BY RAZMIG SHIRINIAN
A constitutional referendum in Armenia is set to change the country into a fully parliamentary republic. It is set to change the existing constitution, adopted in 1995, which clearly outlines the presidential model of democracy and explains the workings of the current Armenian political system. First, what is notable in the existing constitutional language concerning presidential power is the outright authority and the minimal, if any, flexibility for interpretation. The president is explicitly given the constitutional authority “to ensure the regular functioning of the legislative, executive and judicial powers” (see, for example, Chapter 3, Article 49 of the Constitution). In the current constitutional design, the practice of decision-making and public policy in Armenia are primarily confined within the executive power and the presidential model of democracy.
Many advocates of a strong executive argue for an effective government and the need for a president who possesses broad constitutional powers to promote the nation’s security and holds the essential responsibility in the conduct of domestic and foreign affairs. However, this argument overlooks the need for independent functioning of the legislative and judicial institutions which are largely reduced to presidential decrees. In this context, Armenia fails to practice a clear system of checks and balances, or an institutionalized system of government that works on its own accord.

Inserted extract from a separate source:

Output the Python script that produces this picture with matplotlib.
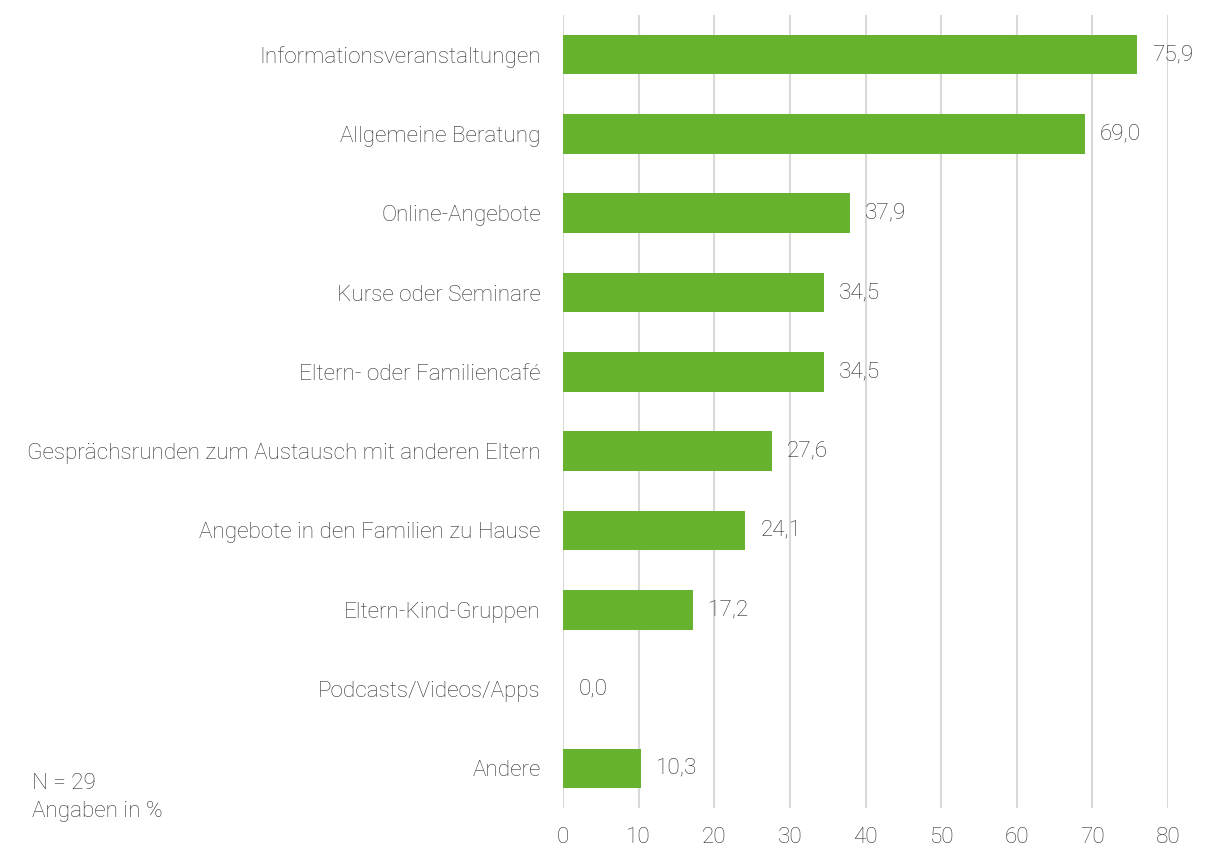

Specific limitations on the legislative (the National Assembly) are clearly noted in Chapters 3 and 4 of the current Constitution. One of the most important limitations is the presidential dissolution of the National Assembly, “if the National Assembly does not give an approval to the program of the Government two times in succession within two months” (Chapter 4, Article 74, clause 1). Three other clauses in the same article further authorize the President to dissolve the National Assembly: Upon the recommendation of the Chairman of the National Assembly or the Prime Minister, the President may resolve the National Assembly:
a. If the National Assembly fails within three months to resolve on the draft law deemed urgent by the decision of the Government; or
b. If in the course of a regular session no sittings of the National Assembly are convened for more than three months; or
c. If in the course of a regular session the National Assembly fails for more than three months to adopt a resolution on issues under debate. Although justified within the executive logic, these and similar constitutional provisions outline the powers largely exercised on a daily basis by presidential appointees.
The primary concern, here, is the fact that these non-elected and appointed government officials, in the last twenty five years, have hardly been responsive to the public.
Thus, the current concern is prevalent. There is an uneasy relationship between the government and society in Armenia. Surveys conducted by Caucasian Barometer, for example, indicate that people, in general, tend to regard the government largely non-benevolent and non-efficient in public policy and in development of the country. Consequently, key questions arise: What explains this relationship and the ensuing negligence in public policy and infrastructural development since independence in 1991? How to advance the dynamics of public policy and development of the country? And what might be their implications for the future of the Armenian politics? These and similar questions explore the prospective role of the future parliaments in building the country and, in turn, the extent of influence the public might gain to exercise.
Within the current executive institution, the system of collective leadership – typically found among cabinet members in a parliamentary system that form a coalition and share leadership responsibility – is incompatible with centralized presidential authority and inconsistent with democratic practice in Armenian. The president is not first among the elected officials; rather, he is the person in charge. Cabinet members, or the Government as stated in the Constitution, are presidential appointees, serving at the president’s wish. They are far from being accountable to the public. The precarious conditions of the people, both the masses and organized groups, are an indication of the omnipresent elitism of the Armenian political system. As a consequence, public policy in Armenia remains limited to the elite preferences and renders the multiplicity of social and economic needs of the populace largely hampered.
Razmig B. Shirinian is a Professor of Political Science at the College of the Canyons.